Interestingly, Walker is bigger at 6-3 and 200 pounds. He adds a little more speed, starting last season at tight end.

An assistant encouraged Miers to give Walker a chance, so he transitioned to running back at midseason when McKinney suffered a broken hand. He rushed for 445 yards and four TDs.

Walker had never carried the ball before but caught on quickly with some tutelage from coaches.

“It was interesting at first,” Walker said. “Turned out I really liked it. I really enjoyed it.”

McKinney has been a tailback, but will move to fullback. The switch makes room for Walker to step into the tailback spot. Both embraced the change and will share carries. Miers described them as “No. 1” and “No. 1-A.”

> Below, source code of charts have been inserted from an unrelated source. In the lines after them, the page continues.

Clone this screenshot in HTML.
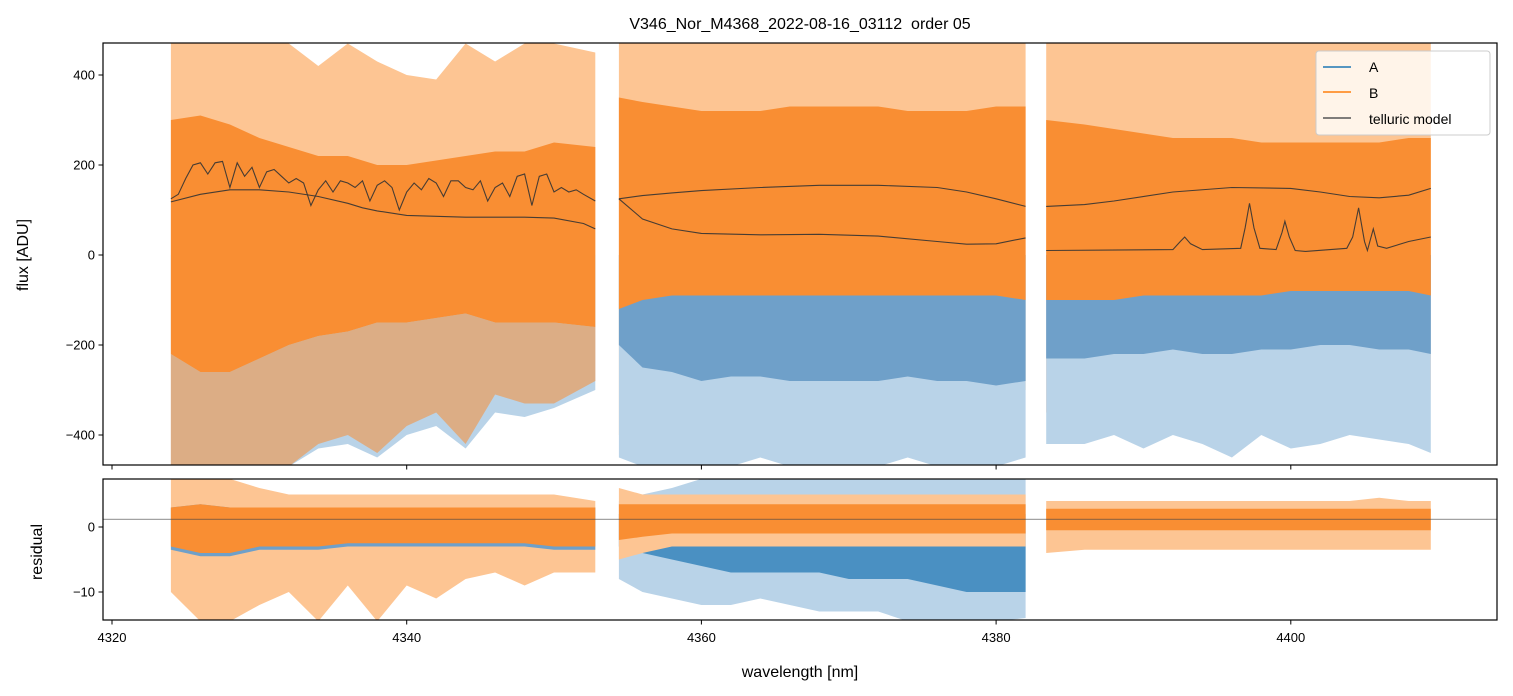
<!DOCTYPE html>
<html><head><meta charset="utf-8"><style>
body{margin:0;background:#fff;}
svg{display:block;font-family:"Liberation Sans","DejaVu Sans",sans-serif;}
</style></head><body>
<svg id="chart" width="1513" height="696" viewBox="0 0 1513 696" xmlns="http://www.w3.org/2000/svg">
<defs>
<clipPath id="clipTop"><rect x="103" y="43" width="1394" height="422"/></clipPath>
<clipPath id="clipBot"><rect x="103" y="479" width="1394" height="141"/></clipPath>
</defs>
<rect width="1513" height="696" fill="#fff"/>
<text x="800" y="29" font-size="16" text-anchor="middle" fill="#000">V346_Nor_M4368_2022-08-16_03112 &#160;order 05</text>
<g id="topMarks" clip-path="url(#clipTop)"></g>
<g id="botMarks" clip-path="url(#clipBot)"></g>
<g id="axes"></g>
<text transform="translate(28,255) rotate(-90)" font-size="16" text-anchor="middle">flux [ADU]</text>
<text transform="translate(42,552) rotate(-90)" font-size="16" text-anchor="middle">residual</text>
<text x="800" y="677" font-size="16" text-anchor="middle">wavelength [nm]</text>
<g>
<rect x="1316" y="51" width="174" height="84" rx="3" fill="#fff" fill-opacity="0.8" stroke="#ccc"/>
<line x1="1323" y1="67" x2="1351" y2="67" stroke="#1f77b4" stroke-width="1.5"/>
<text x="1369" y="72" font-size="14">A</text>
<line x1="1323" y1="92" x2="1351" y2="92" stroke="#ff7f0e" stroke-width="1.5"/>
<text x="1369" y="98" font-size="14">B</text>
<line x1="1323" y1="118" x2="1351" y2="118" stroke="#555" stroke-width="1.5"/>
<text x="1369" y="124" font-size="14">telluric model</text>
</g>
</svg>
<script>
// ---- data ----
const w1=[4324,4326,4328,4330,4332,4334,4336,4338,4340,4342,4344,4346,4348,4350,4352.8];
const w2=[4354.4,4356,4358,4360,4362,4364,4366,4368,4370,4372,4374,4376,4378,4380,4382];
const w3=[4383.4,4386,4388,4390,4392,4394,4396,4398,4400,4402,4404,4406,4408,4409.5];
const o1OutHi=[470,470,470,470,470,420,470,430,400,390,470,430,470,470,450];
const o1CoreHi=[300,310,290,260,240,220,220,200,200,210,220,230,230,250,240];
const o1CoreLo=[-220,-260,-260,-230,-200,-180,-170,-150,-150,-140,-130,-150,-150,-150,-160];
const o1OutLo=[-470,-470,-470,-470,-470,-420,-400,-440,-380,-350,-420,-310,-330,-330,-280];
const b1OutLo=[-470,-470,-470,-470,-470,-430,-420,-450,-400,-380,-430,-350,-360,-340,-300];
const b1CoreLo=[-220,-260,-260,-230,-200,-180,-170,-150,-150,-140,-130,-150,-150,-150,-160];
const o2OutHi=[470,470,470,470,470,470,470,470,470,470,470,470,470,470,470];
const o2CoreHi=[350,340,330,320,320,320,330,330,330,330,320,320,320,330,330];
const o2CoreLo=[-120,-100,-90,-90,-90,-90,-90,-90,-90,-90,-90,-90,-90,-90,-100];
const o2OutLo=[-400,-380,-350,-330,-350,-320,-330,-350,-330,-330,-330,-350,-330,-320,-300];
const b2OutLo=[-450,-470,-470,-470,-470,-450,-470,-470,-470,-470,-450,-470,-470,-470,-450];
const b2CoreLo=[-200,-250,-260,-280,-270,-270,-280,-280,-280,-280,-270,-280,-280,-290,-280];
const o3OutHi=[470,470,470,470,470,470,470,470,470,470,470,470,470,470];
const o3CoreHi=[300,290,280,270,260,260,260,250,250,250,250,250,260,260];
const o3CoreLo=[-100,-100,-100,-90,-90,-90,-90,-90,-80,-80,-80,-80,-80,-90];
const o3OutLo=[-350,-330,-320,-330,-300,-320,-300,-280,-300,-290,-280,-290,-300,-300];
const b3OutLo=[-420,-420,-400,-430,-400,-420,-450,-400,-430,-420,-400,-410,-420,-440];
const b3CoreLo=[-230,-230,-220,-220,-210,-220,-220,-210,-210,-200,-200,-210,-210,-220];
// residuals
const ro1OutHi=[7.4,7.4,7.4,6,5,5,5,5,5,5,5,5,5,5,4];
const ro1CoreHi=[3,3.5,3,3,3,3,3,3,3,3,3,3,3,3,3];
const ro1CoreLo=[-3,-4,-4,-3,-3,-3,-2.5,-2.5,-2.5,-2.5,-2.5,-2.5,-2.5,-3,-3];
const ro1OutLo=[-10,-14.5,-14.5,-12,-10,-14.5,-9,-14.5,-9,-11,-8,-7,-9,-7,-7];
const rb1CoreLo=[-3.5,-4.5,-4.5,-3.5,-3.5,-3.5,-3,-3,-3,-3,-3,-3,-3,-3.5,-3.5];
const rb2OutHi=[4,5,6,7.4,7.4,7.4,7.4,7.4,7.4,7.4,7.4,7.4,7.4,7.4,7.4];
const rb2CoreHi=[2,2,2,2,2,2,2,2,2,2,2,2,2,2,2];
const rb2CoreLo=[-3,-4,-5,-6,-7,-7,-7,-7,-8,-8,-8,-9,-10,-10,-10];
const rb2OutLo=[-8,-10,-11,-12,-12,-11,-12,-13,-13,-13,-14.5,-14.5,-14.5,-14.5,-14];
const ro2OutHi=[6,5,5,5,5,5,5,5,5,5,5,5,5,5,5];
const ro2CoreHi=[3.5,3.5,3.5,3.5,3.5,3.5,3.5,3.5,3.5,3.5,3.5,3.5,3.5,3.5,3.5];
const ro2CoreLo=[-2,-1.5,-1,-1,-1,-1,-1,-1,-1,-1,-1,-1,-1,-1,-1];
const ro2OutLo=[-5,-4,-3,-3,-3,-3,-3,-3,-3,-3,-3,-3,-3,-3,-3];
const ro3OutHi=[4,4,4,4,4,4,4,4,4,4,4,4.5,4,4];
const ro3CoreHi=[2.8,2.8,2.8,2.8,2.8,2.8,2.8,2.8,2.8,2.8,2.8,2.8,2.8,2.8];
const ro3CoreLo=[-0.5,-0.5,-0.5,-0.5,-0.5,-0.5,-0.5,-0.5,-0.5,-0.5,-0.5,-0.5,-0.5,-0.5];
const ro3OutLo=[-4,-3.5,-3.5,-3.5,-3.5,-3.5,-3.5,-3.5,-3.5,-3.5,-3.5,-3.5,-3.5,-3.5];
// telluric
const tw1=[4324,4324.5,4325,4325.5,4326,4326.5,4327,4327.5,4328,4328.5,4329,4329.5,4330,4330.5,4331,4331.5,4332,4332.5,4333,4333.5,4334,4334.5,4335,4335.5,4336,4336.5,4337,4337.5,4338,4338.5,4339,4339.5,4340,4340.5,4341,4341.5,4342,4342.5,4343,4343.5,4344,4344.5,4345,4345.5,4346,4346.5,4347,4347.5,4348,4348.5,4349,4349.5,4350,4350.5,4351,4351.5,4352,4352.8];
const tv1=[125,135,170,200,205,180,205,208,150,205,175,195,150,185,190,175,160,170,160,110,145,165,140,165,160,150,165,120,155,165,150,100,140,160,145,170,160,130,165,165,150,145,165,120,150,160,130,175,180,110,175,180,140,150,140,145,135,120];
const sw1=[4324,4326,4328,4330,4332,4334,4336,4337,4338,4340,4344,4348,4350,4352,4352.8];
const sv1a=[118,135,145,145,140,130,115,105,98,88,84,84,82,70,58];
const sw2=[4354.4,4356,4358,4360,4364,4368,4372,4376,4378,4380,4382];
const sv2a=[125,132,138,143,150,155,155,150,140,125,108];
const sv2b=[125,80,58,48,45,46,42,30,24,25,38];
const sw3=[4383.4,4386,4388,4392,4396,4400,4402,4404,4406,4408,4409.5];
const sv3a=[108,112,120,140,150,148,140,130,127,133,148];
const tw3=[4383.4,4392,4392.5,4392.8,4393.2,4394,4396.6,4396.9,4397.2,4397.5,4397.9,4399,4399.4,4399.6,4399.9,4400.3,4401,4403.8,4404.2,4404.6,4405,4405.2,4405.6,4405.9,4406.5,4408,4409.5];
const tv3=[10,12,30,40,25,12,15,60,115,60,15,12,50,75,40,10,8,15,40,105,30,10,58,20,15,30,40];

// ---- scales ----
const X=w=>112+(w-4320)*14.735;
const YT=v=>255-v*0.45;
const YB=v=>527-v*6.5;
const NS="http://www.w3.org/2000/svg";
function mk(tag,attrs,parent){const e=document.createElementNS(NS,tag);for(const k in attrs)e.setAttribute(k,attrs[k]);parent.appendChild(e);return e;}
const topG=document.getElementById('topMarks'),botG=document.getElementById('botMarks'),axesG=document.getElementById('axes');
function band(parent,w,hi,lo,Y,color,name,op){
  let d='M'+w.map((x,i)=>X(x).toFixed(1)+','+Y(hi[i]).toFixed(1)).join('L');
  d+='L'+w.slice().reverse().map((x,i)=>X(x).toFixed(1)+','+Y(lo[lo.length-1-i]).toFixed(1)).join('L')+'Z';
  const p=mk('path',{d:d,fill:color,'fill-opacity':op==null?1:op},parent);
  
  
}
function line(parent,w,v,Y,name){
  const p=mk('polyline',{points:w.map((x,i)=>X(x).toFixed(1)+','+Y(v[i]).toFixed(1)).join(' '),fill:'none',stroke:'#333','stroke-width':1.1,'stroke-opacity':0.9},parent);
  
  
}
const BO='#b9d3e8',BC='#6fa0c9',OO='#fdc593',OC='#f98e33';
const c=(n,v)=>Array(n).fill(v);
// top panel
band(topG,w1,o1OutHi,o1OutLo,YT,OO,'series-b-spikes-seg1');
band(topG,w2,o2OutHi,o2OutLo,YT,OO,'series-b-spikes-seg2');
band(topG,w3,o3OutHi,o3OutLo,YT,OO,'series-b-spikes-seg3');
band(topG,w1,c(15,0),b1OutLo,YT,BO,'series-a-spikes-seg1');
band(topG,w2,c(15,0),b2OutLo,YT,BO,'series-a-spikes-seg2');
band(topG,w2,c(15,0),b2CoreLo,YT,BC,'series-a-core-seg2');
band(topG,w3,c(14,0),b3OutLo,YT,BO,'series-a-spikes-seg3');
band(topG,w3,c(14,0),b3CoreLo,YT,BC,'series-a-core-seg3');
band(topG,w1,o1CoreLo,o1OutLo,YT,OC,'series-b-low-spikes-seg1',0.55);
band(topG,w1,o1CoreHi,o1CoreLo,YT,OC,'series-b-core-seg1');
band(topG,w2,o2CoreHi,o2CoreLo,YT,OC,'series-b-core-seg2');
band(topG,w3,o3CoreHi,o3CoreLo,YT,OC,'series-b-core-seg3');
line(topG,tw1,tv1,YT,'telluric-upper-seg1');
line(topG,sw1,sv1a,YT,'telluric-smooth-seg1');
line(topG,sw2,sv2a,YT,'telluric-upper-seg2');
line(topG,sw2,sv2b,YT,'telluric-lower-seg2');
line(topG,sw3,sv3a,YT,'telluric-upper-seg3');
line(topG,tw3,tv3,YT,'telluric-lower-seg3');
// bottom panel
band(botG,w1,ro1OutHi,ro1OutLo,YB,OO,'residual-b-spikes-seg1');
band(botG,w3,ro3OutHi,ro3OutLo,YB,OO,'residual-b-spikes-seg3');
band(botG,w1,ro1CoreHi,rb1CoreLo,YB,BC,'residual-a-seg1');
band(botG,w2,rb2OutHi,rb2OutLo,YB,BO,'residual-a-spikes-seg2');
band(botG,w2,rb2CoreHi,rb2CoreLo,YB,'#4a90c2','residual-a-core-seg2');
band(botG,w1,ro1CoreHi,ro1CoreLo,YB,OC,'residual-b-core-seg1');
band(botG,w2,ro2OutHi,ro2OutLo,YB,OO,'residual-b-spikes-seg2');
band(botG,w2,ro2CoreHi,ro2CoreLo,YB,OC,'residual-b-core-seg2');
band(botG,w3,ro3CoreHi,ro3CoreLo,YB,OC,'residual-b-core-seg3');
const zl=mk('line',{x1:103,x2:1497,y1:YB(1.2),y2:YB(1.2),stroke:'#444','stroke-width':0.7},botG);


// axes frames
const f1=mk('rect',{x:103,y:43,width:1394,height:422,fill:'none',stroke:'#000','stroke-width':1.2},axesG);


const f2=mk('rect',{x:103,y:479,width:1394,height:141,fill:'none',stroke:'#000','stroke-width':1.2},axesG);


const xTicks=[4320,4340,4360,4380,4400];
const yTicksTop=[400,200,0,-200,-400];
const yTicksBot=[0,-10];
xTicks.forEach(t=>{
  mk('line',{x1:X(t),x2:X(t),y1:465,y2:469.5,stroke:'#000'},axesG);
  mk('line',{x1:X(t),x2:X(t),y1:620,y2:624.5,stroke:'#000'},axesG);
  const tx=mk('text',{x:X(t),y:642,'font-size':13,'text-anchor':'middle'},axesG);
  tx.textContent=t;
  
  
});
yTicksTop.forEach(t=>{
  mk('line',{x1:98.5,x2:103,y1:YT(t),y2:YT(t),stroke:'#000'},axesG);
  const tx=mk('text',{x:95,y:YT(t)+4.5,'font-size':13,'text-anchor':'end'},axesG);
  tx.textContent=t<0?'\u2212'+(-t):t;
  
  
});
yTicksBot.forEach(t=>{
  mk('line',{x1:98.5,x2:103,y1:YB(t),y2:YB(t),stroke:'#000'},axesG);
  const tx=mk('text',{x:95,y:YB(t)+4.5,'font-size':13,'text-anchor':'end'},axesG);
  tx.textContent=t<0?'\u2212'+(-t):t;
  
  
});
</script>
</body></html>
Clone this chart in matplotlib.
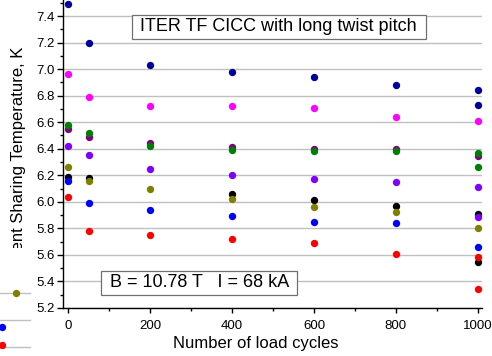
import matplotlib
matplotlib.use("Agg")
import matplotlib.pyplot as plt
from matplotlib.ticker import MultipleLocator

plt.rcParams['font.family'] = ['Liberation Sans', 'DejaVu Sans']

# load cycles at which Tcs was measured
cycles = [0, 50, 200, 400, 600, 800, 1000]
cycles_x2 = cycles + [1000]          # series with a second point at 1000
cycles_nb = [0, 50, 400, 600, 800, 1000, 1000]

navy_y = [7.49, 7.20, 7.03, 6.98, 6.94, 6.88, 6.84, 6.73]
magenta_y = [6.96, 6.79, 6.72, 6.72, 6.71, 6.64, 6.61]
black_y = [6.19, 6.18, 6.06, 6.01, 5.97, 5.905, 5.55]
purple_y = [6.55, 6.49, 6.44, 6.41, 6.40, 6.40, 6.345]
green_y = [6.58, 6.52, 6.42, 6.39, 6.38, 6.38, 6.37, 6.265]
violet_y = [6.42, 6.35, 6.25, 6.20, 6.17, 6.15, 6.11, 5.888]
olive_y = [6.26, 6.16, 6.10, 6.02, 5.96, 5.92, 5.80]
blue_y = [6.16, 5.99, 5.94, 5.89, 5.85, 5.84, 5.66]
red_y = [6.04, 5.78, 5.75, 5.72, 5.69, 5.61, 5.586, 5.343]

series = [
    (cycles_x2, navy_y, '#00009c'),
    (cycles, magenta_y, '#ff00ff'),
    (cycles_nb, black_y, '#000000'),
    (cycles, purple_y, '#800080'),
    (cycles_x2, green_y, '#008000'),
    (cycles_x2, violet_y, '#8000ff'),
    (cycles, olive_y, '#808000'),
    (cycles, blue_y, '#0000ff'),
    (cycles_x2, red_y, '#ff0000'),
]

# fragment of the neighbouring panel at the left edge
frag_grid = [0, 1, 2]
frag_x = [16, 2, 2]
frag_y = [2, 0.74, 0.07]
frag_c = ['#808000', '#0000ff', '#ff0000']

W, H = 492, 356
fig = plt.figure(figsize=(W / 100, H / 100), dpi=100)
ax = fig.add_axes([63.3 / W, 48 / H, 418.7 / W, 308 / H])

for xs, ys, c in series:
    ax.plot(xs, ys, 'o', color=c, ms=5.3, mew=0, zorder=3)

ax.set_xlim(-11.5, 1010)
ax.set_ylim(5.2, 7.5206)
ax.xaxis.set_major_locator(MultipleLocator(200))
ax.xaxis.set_minor_locator(MultipleLocator(100))
ax.yaxis.set_major_locator(MultipleLocator(0.2))
ax.yaxis.set_minor_locator(MultipleLocator(0.1))
ax.yaxis.set_major_formatter(matplotlib.ticker.FormatStrFormatter('%.1f'))
ax.grid(axis='y', which='major', color='#c0c0c0', lw=1.0, zorder=1)
ax.set_axisbelow(True)

for s in ['top', 'right']:
    ax.spines[s].set_visible(False)
for s in ['left', 'bottom']:
    ax.spines[s].set_linewidth(1.0)

ax.tick_params(axis='y', which='major', direction='out', length=4.3, width=1, pad=1.7, labelsize=9.5)
ax.tick_params(axis='y', which='minor', direction='out', length=2.2, width=1)
ax.tick_params(axis='x', which='major', direction='out', length=3.6, width=1, pad=5, labelsize=9.5)
ax.tick_params(axis='x', which='minor', direction='out', length=2.0, width=1)

ax.set_xlabel('Number of load cycles', fontsize=12)
ax.xaxis.set_label_coords(0.46, -0.092)
ax.set_ylabel('Current Sharing Temperature, K', fontsize=12)
ax.yaxis.set_label_coords(-0.089, 0.464)

box = dict(boxstyle='square,pad=0.2', fc='white', ec='#707070', lw=0.9)
ax.text(0.5145, 0.913, ' ITER TF CICC with long twist pitch ', transform=ax.transAxes,
        ha='center', va='center', fontsize=13, bbox=box, zorder=5)
ax.text(0.3236, 0.0818, ' B = 10.78 T   I = 68 kA ', transform=ax.transAxes,
        ha='center', va='center', fontsize=13, bbox=box, zorder=5)

# left fragment
ax2 = fig.add_axes([0, 0, 32 / W, 108 / H])
ax2.set_facecolor('white')
ax2.set_xlim(0, 32)
ax2.set_ylim(-0.333, 3.667)
for g in frag_grid:
    ax2.axhline(g, xmin=0, xmax=30 / 32, color='#c0c0c0', lw=1.0, zorder=1)
for x, y, c in zip(frag_x, frag_y, frag_c):
    ax2.plot(x, y, 'o', color=c, ms=5.3, mew=0, zorder=3, clip_on=False)
ax2.set_xticks([])
ax2.set_yticks([])
for s in ax2.spines.values():
    s.set_visible(False)

fig.savefig('out.png', dpi=100)
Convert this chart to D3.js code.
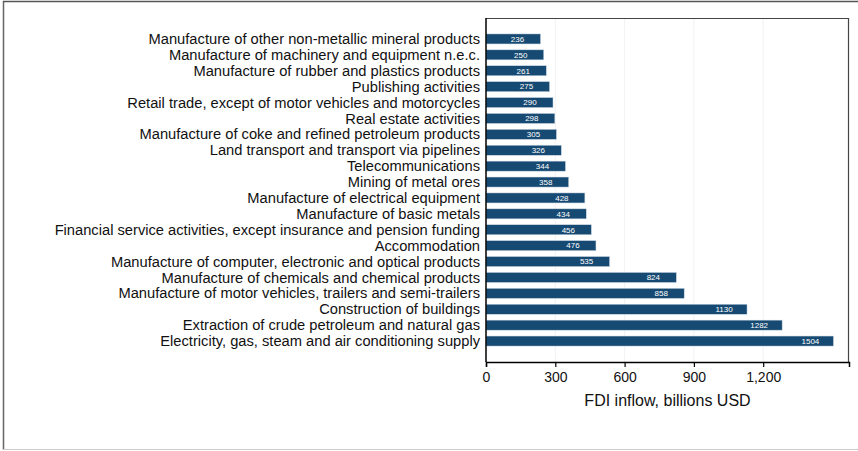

“I don’t have a problem with that at all,” McKinney said. “I think it’s better for the team.”

Walker shared similar sentiments.

“We want the best for everybody,” Walker said. “We can’t be selfish.”

The pair have the potential to cause problems for opposing defenses. You won’t be able to key on just one and could open up the passing game for quarterback Braxton Van Alst, who threw for 543 yards last year.

“We have the speed and the strength,” Walker said. “Our line is tremendous. With our quarterback, it comes together really nicely.

“Kyle Marsh has looked good at receiver. Those three guys are the biggest playmakers we have.”

Two capable running backs is a luxury but they lose effectiveness without linemen to block for them. The Wildcats are big with eight players measured at 6-0 or taller.

The offensive line averages a “healthy” 231 pounds, according to Miers. Cody Gray (6-0, 205), Wyatt Starry (5-8, 210), Nile Coghlan (6-1, 290), T.J. Ayers (6-0, 230) and Keegan Kula (5-11, 220) are expected to lead the way in the trenches.

“For a school our size, that’s a good line,” Miers said. “They move pretty well, too.”

Central City has endured some rough seasons and has won three games each of the last two seasons. The Wildcats are dominated by upperclassmen and a deeper roster, coming in at 23 players. Tight end/defensive end Cody Gray and wideout/defensive back Trey Holub join McKinney and Walker as all-district returners.

The Wildcats have lifted harder in the offseason and hope it helps them accomplish some lofty goals. One being a playoff berth.

“We’ve been getting better and better every year,” McKinney said. “We’re ready.”